### Written task
All lines in the records below from the line with "Write the seaborn" through the line with "import seaborn as sns" are to be given again exactly, both ends included; the pictures are to be left out.

---------- Record excerpts ----------

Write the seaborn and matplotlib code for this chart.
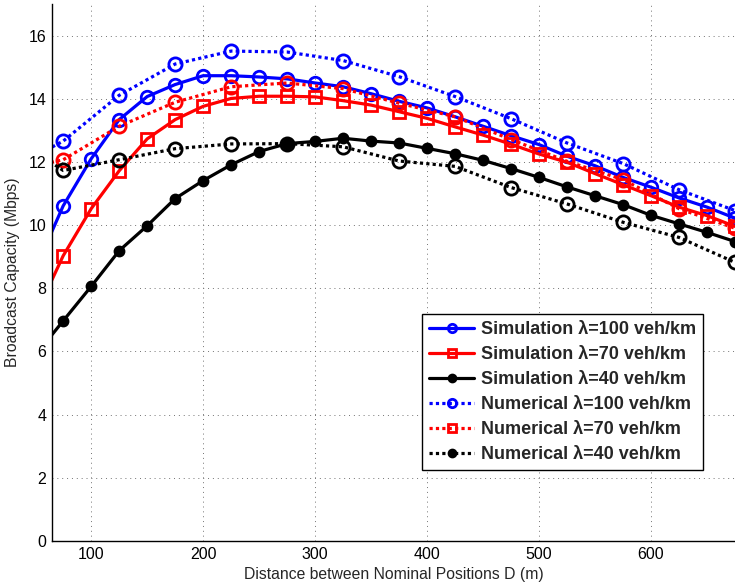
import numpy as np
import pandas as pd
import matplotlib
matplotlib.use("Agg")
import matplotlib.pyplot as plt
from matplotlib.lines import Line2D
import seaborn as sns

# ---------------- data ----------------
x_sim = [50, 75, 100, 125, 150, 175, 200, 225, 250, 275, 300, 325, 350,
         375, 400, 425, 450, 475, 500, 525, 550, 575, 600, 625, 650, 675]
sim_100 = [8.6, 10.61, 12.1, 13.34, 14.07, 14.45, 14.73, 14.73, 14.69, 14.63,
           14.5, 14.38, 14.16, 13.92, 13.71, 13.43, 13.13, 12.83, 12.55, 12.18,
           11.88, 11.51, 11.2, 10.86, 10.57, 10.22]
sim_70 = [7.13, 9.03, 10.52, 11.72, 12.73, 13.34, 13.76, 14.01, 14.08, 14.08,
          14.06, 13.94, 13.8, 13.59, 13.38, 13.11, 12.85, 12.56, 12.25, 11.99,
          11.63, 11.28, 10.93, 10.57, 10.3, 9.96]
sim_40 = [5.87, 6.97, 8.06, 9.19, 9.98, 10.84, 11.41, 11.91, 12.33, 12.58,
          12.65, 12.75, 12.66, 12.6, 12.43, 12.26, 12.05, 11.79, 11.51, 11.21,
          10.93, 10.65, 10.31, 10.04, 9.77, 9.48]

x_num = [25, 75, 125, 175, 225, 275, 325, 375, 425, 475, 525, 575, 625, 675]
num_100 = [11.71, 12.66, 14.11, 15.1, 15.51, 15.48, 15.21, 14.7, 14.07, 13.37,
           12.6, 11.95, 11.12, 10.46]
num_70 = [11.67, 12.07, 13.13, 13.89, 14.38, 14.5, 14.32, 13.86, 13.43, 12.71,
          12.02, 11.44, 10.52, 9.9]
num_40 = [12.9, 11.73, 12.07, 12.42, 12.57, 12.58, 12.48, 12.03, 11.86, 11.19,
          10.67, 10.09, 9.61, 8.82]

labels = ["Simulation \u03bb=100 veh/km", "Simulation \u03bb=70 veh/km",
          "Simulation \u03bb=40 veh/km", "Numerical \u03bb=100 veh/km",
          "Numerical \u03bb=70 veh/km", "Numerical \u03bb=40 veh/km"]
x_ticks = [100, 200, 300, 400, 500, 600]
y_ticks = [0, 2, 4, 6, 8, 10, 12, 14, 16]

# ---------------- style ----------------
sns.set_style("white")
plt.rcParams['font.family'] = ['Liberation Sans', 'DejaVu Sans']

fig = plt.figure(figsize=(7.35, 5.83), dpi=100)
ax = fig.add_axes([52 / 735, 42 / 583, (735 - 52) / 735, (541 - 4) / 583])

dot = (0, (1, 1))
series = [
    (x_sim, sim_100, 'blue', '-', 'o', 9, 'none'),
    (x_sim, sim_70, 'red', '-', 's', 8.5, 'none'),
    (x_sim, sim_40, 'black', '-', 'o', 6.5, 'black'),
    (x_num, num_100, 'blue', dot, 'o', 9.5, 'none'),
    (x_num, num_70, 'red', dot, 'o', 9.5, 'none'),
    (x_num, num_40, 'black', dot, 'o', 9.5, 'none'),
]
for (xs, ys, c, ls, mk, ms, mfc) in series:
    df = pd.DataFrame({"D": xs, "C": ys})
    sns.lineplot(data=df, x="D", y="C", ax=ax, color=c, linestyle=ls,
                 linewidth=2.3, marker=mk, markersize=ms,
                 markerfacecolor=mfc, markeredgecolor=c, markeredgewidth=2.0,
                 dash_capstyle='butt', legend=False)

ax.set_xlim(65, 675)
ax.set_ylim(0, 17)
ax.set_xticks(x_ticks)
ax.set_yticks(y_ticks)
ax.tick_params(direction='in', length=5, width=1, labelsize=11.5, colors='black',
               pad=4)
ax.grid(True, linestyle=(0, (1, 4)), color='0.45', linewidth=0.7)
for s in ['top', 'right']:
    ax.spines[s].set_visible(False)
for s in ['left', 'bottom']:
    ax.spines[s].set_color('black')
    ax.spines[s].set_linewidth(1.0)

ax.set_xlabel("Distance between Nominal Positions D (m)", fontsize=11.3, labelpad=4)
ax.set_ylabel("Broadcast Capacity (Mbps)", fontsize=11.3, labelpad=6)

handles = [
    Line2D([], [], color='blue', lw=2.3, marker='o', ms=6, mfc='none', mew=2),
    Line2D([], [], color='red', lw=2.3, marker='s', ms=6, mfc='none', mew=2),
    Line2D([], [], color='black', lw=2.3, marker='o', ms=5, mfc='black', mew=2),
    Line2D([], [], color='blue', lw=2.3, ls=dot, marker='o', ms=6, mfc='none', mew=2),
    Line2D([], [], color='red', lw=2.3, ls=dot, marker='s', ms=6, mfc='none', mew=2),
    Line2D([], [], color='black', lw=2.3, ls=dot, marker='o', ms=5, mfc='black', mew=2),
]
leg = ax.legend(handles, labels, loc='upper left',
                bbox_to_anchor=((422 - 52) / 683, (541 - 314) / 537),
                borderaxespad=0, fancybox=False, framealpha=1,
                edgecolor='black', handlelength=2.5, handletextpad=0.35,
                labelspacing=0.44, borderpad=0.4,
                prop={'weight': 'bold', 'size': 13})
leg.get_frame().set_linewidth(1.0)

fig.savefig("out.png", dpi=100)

----------
---------- Record excerpts ----------

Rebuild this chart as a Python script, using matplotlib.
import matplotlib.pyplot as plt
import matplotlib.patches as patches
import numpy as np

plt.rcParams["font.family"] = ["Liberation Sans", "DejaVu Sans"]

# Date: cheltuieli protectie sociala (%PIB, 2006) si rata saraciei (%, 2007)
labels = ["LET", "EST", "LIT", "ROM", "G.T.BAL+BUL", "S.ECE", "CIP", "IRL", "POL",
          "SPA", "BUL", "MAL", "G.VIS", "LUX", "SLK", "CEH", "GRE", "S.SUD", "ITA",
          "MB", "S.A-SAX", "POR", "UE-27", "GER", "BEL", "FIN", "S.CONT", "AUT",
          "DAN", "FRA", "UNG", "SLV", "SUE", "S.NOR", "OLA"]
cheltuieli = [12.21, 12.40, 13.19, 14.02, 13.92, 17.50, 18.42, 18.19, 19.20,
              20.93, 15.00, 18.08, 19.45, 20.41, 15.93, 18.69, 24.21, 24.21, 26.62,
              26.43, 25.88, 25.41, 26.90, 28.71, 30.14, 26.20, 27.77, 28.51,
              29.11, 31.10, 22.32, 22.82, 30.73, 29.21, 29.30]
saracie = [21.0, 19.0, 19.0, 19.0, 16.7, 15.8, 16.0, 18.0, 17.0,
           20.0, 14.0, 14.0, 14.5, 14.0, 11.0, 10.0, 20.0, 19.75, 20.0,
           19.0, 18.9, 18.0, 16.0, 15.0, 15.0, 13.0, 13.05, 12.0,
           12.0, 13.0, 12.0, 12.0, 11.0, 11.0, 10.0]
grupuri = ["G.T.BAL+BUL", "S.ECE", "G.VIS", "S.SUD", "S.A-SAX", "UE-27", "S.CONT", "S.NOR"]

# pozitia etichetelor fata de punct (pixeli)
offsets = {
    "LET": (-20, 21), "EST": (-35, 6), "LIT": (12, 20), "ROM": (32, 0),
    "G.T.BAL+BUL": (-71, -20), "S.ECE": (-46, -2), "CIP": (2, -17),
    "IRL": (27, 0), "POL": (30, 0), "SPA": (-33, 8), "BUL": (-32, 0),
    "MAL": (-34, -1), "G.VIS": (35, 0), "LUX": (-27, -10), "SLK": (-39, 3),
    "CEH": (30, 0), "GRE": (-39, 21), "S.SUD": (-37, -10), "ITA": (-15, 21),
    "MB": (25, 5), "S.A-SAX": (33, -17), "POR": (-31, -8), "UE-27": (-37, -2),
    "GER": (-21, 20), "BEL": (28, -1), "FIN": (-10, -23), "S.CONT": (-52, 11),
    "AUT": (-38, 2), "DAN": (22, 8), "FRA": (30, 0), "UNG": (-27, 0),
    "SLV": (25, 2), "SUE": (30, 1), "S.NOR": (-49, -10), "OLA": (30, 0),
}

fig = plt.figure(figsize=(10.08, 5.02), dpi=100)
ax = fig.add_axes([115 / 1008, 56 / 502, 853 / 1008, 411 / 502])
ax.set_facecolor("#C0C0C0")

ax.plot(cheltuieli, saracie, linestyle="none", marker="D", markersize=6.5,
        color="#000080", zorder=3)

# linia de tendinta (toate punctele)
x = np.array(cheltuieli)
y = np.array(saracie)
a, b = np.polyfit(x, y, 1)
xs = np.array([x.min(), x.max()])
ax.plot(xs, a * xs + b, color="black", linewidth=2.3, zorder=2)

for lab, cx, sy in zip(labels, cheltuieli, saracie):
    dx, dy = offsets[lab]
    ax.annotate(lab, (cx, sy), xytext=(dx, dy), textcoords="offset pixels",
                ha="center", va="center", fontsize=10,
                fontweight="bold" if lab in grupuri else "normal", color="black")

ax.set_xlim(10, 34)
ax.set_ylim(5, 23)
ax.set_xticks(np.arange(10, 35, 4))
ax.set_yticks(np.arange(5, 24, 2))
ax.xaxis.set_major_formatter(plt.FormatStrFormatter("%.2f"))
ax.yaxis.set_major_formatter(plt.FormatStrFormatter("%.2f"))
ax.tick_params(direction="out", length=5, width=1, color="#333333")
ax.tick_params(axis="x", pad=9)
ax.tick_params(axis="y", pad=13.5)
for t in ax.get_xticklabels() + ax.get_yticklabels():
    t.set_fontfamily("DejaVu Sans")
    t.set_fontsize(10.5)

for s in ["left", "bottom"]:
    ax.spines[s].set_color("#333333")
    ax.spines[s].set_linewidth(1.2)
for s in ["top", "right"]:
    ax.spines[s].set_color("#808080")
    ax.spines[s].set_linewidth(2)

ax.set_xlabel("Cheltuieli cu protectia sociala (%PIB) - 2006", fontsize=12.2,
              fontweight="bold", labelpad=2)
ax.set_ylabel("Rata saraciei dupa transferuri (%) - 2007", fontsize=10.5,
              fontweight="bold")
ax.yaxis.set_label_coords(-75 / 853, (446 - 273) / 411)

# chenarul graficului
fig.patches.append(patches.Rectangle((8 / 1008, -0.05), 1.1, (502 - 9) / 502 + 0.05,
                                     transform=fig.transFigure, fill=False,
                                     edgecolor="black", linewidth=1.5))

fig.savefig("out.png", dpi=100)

----------
---------- Record excerpts ----------

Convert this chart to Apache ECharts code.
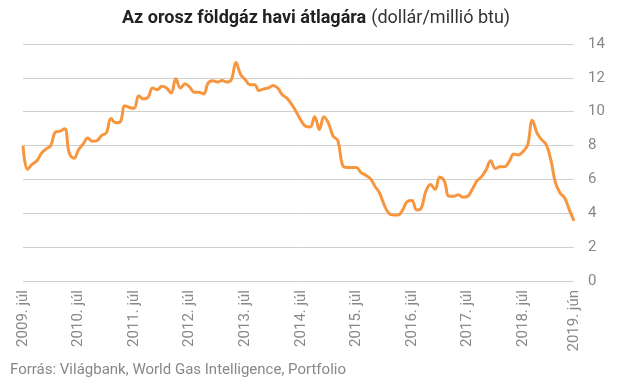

----------

### Answer in full
Write the seaborn and matplotlib code for this chart.
import numpy as np
import pandas as pd
import matplotlib
matplotlib.use("Agg")
import matplotlib.pyplot as plt
from matplotlib.lines import Line2D
import seaborn as sns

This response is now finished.